Writing with no home

Poverty has left a burden that they find difficult to shake off. It is difficult to guess that when they move around with smiling faces, but it manifests itself in so many different ways – from worrying that everyone is fed (all the time) to not wanting anything at all that costs money to hoarding everything in case it could be useful in the future.

The other day, faiba was thinking of her dad and she got really upset and starting crying. It was because the memory of something of as personal as loving her dad was mixed with the memories of the sacrifices and hardships they had to face together. When she recounts those incidents, they seem so far away and unreal.

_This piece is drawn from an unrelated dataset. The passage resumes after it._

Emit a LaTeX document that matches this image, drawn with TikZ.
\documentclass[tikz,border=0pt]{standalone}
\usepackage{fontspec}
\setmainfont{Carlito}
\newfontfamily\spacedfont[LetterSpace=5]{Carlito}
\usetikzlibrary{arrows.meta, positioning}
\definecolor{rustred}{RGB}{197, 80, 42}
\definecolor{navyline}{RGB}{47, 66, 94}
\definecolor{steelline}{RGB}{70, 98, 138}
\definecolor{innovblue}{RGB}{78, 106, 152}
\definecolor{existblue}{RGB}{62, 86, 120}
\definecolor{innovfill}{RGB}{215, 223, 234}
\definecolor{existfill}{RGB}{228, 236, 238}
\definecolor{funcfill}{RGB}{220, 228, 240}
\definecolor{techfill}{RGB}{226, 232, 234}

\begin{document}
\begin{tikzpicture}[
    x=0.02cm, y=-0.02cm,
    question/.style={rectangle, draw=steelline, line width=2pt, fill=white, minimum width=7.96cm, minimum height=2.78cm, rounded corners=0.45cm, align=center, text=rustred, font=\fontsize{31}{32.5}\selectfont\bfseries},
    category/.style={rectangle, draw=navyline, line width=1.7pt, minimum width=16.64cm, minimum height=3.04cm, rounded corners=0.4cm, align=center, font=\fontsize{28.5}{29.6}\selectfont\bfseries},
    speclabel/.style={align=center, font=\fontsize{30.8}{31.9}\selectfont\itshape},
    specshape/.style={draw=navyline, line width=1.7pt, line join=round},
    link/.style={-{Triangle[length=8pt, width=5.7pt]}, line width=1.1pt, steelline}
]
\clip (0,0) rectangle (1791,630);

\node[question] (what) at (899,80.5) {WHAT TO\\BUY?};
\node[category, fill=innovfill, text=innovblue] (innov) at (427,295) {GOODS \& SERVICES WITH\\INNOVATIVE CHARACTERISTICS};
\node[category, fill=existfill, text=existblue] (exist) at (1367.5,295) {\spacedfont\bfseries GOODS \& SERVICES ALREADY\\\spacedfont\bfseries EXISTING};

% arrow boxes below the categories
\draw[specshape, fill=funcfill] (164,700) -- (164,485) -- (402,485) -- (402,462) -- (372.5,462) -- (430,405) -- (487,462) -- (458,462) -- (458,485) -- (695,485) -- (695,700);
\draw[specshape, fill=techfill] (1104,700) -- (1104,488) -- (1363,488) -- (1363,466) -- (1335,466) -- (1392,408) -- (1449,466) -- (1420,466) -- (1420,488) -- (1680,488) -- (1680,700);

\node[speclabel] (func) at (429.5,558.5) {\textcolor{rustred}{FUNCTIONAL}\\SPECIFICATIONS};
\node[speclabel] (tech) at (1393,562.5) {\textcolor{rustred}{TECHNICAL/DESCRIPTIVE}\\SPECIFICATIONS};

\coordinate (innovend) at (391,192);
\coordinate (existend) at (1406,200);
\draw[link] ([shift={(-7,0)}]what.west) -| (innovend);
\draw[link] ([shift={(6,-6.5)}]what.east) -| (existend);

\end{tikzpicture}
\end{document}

Double duty of teaching at a school and then taking tuitions, selling soap door-to-door, buying things for home anonymously when there were no household funds to do so, arranging money and clothes for the children of the house.. she told me how they'd purchased a cycle for fai (bua) and kaka (chacha) who were still studying. It got stolen within a few months and it was heartbreaking to arrange for it again. It is a marvel that 80 years ago, she, with a hearing disability, started striving towards being independent on all counts. It’s amazing that in spite of being treated unfairly and being considered inferior, she stood on her own feet. 

As for the burden of grief? I wish I knew how to lighten that. Meanwhile we just make her laugh using random filters. As she reviewed the face distortion filters, "Jenu hassu no aavtu hoi, ene dikhadi ne hassavaiey".